Stone Soup Multi-Target Tracking Feature Extraction For Autonomous Search And Track In Deep Reinforcement Learning Environment
Jan-Hendrik Ewers, Joe Gibbs, David Anderson
TL;DR
The paper tackles autonomous sensor management for heterogeneous sensing in future aerial systems by leveraging Stone Soup as a multi-target tracking feature extractor within a Gymnasium-enabled RL loop. It introduces a framework to embed Stone Soup components into Stable Baselines3 workflows, enabling MT trackers and track lists to form informative observations for RL agents.

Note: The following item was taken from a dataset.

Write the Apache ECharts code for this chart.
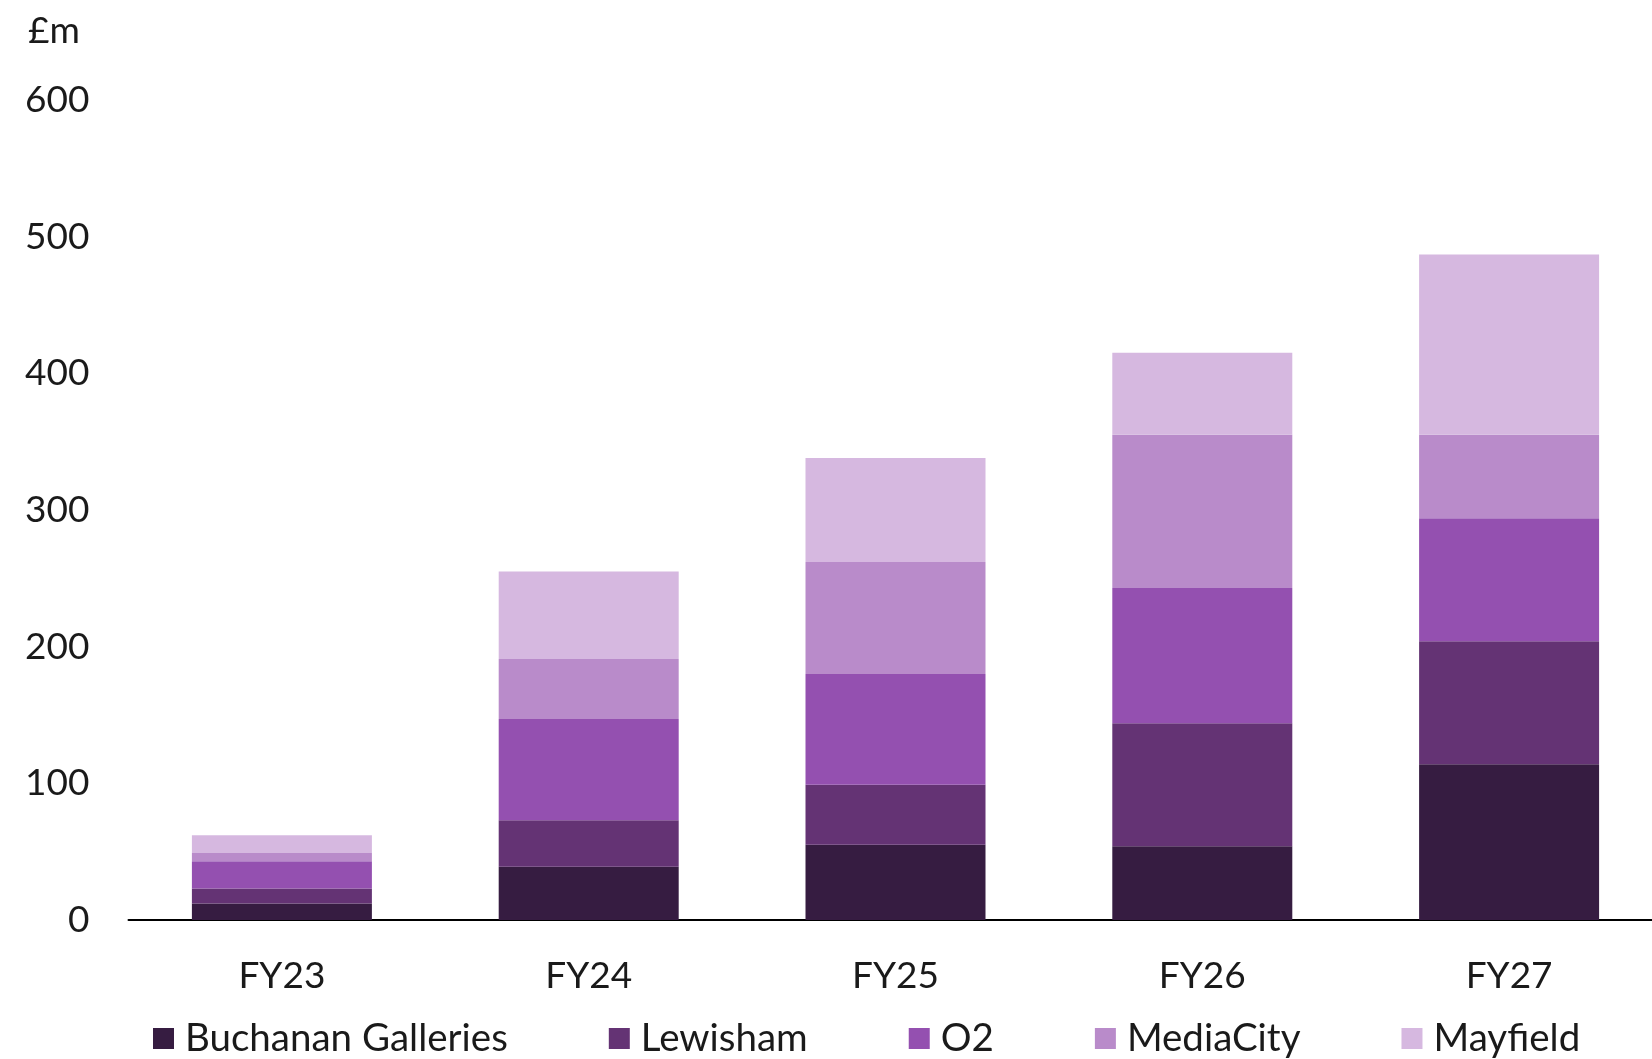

Through a demonstrative AESA radar search-and-track problem, the study shows that RL agents using Stone Soup-based features can outperform basic sensor policies, with BiGRU+MHSA architectures delivering the strongest performance and GOSPA reduction. The work demonstrates the practicality of integrating track-based feature extraction into RL training and identifies avenues for future enhancements, such as multi-agent setups and trajectory-based tracking methods. Overall, this approach offers a scalable path to improving autonomy and efficiency in complex sensing environments.
Abstract
Management of sensing resources is a non-trivial problem for future military air assets with future systems deploying heterogeneous sensors to generate information of the battlespace. Machine learning techniques including deep reinforcement learning (DRL) have been identified as promising approaches, but require high-fidelity training environments and feature extractors to generate information for the agent. This paper presents a deep reinforcement learning training approach, utilising the Stone Soup tracking framework as a feature extractor to train an agent for a sensor management task. A general framework for embedding Stone Soup tracker components within a Gymnasium environment is presented, enabling fast and configurable tracker deployments for RL training using Stable Baselines3. The approach is demonstrated in a sensor management task where an agent is trained to search and track a region of airspace utilising track lists generated from Stone Soup trackers. A sample implementation using three neural network architectures in a search-and-track scenario demonstrates the approach and shows that RL agents can outperform simple sensor search and track policies when trained within the Gymnasium and Stone Soup environment.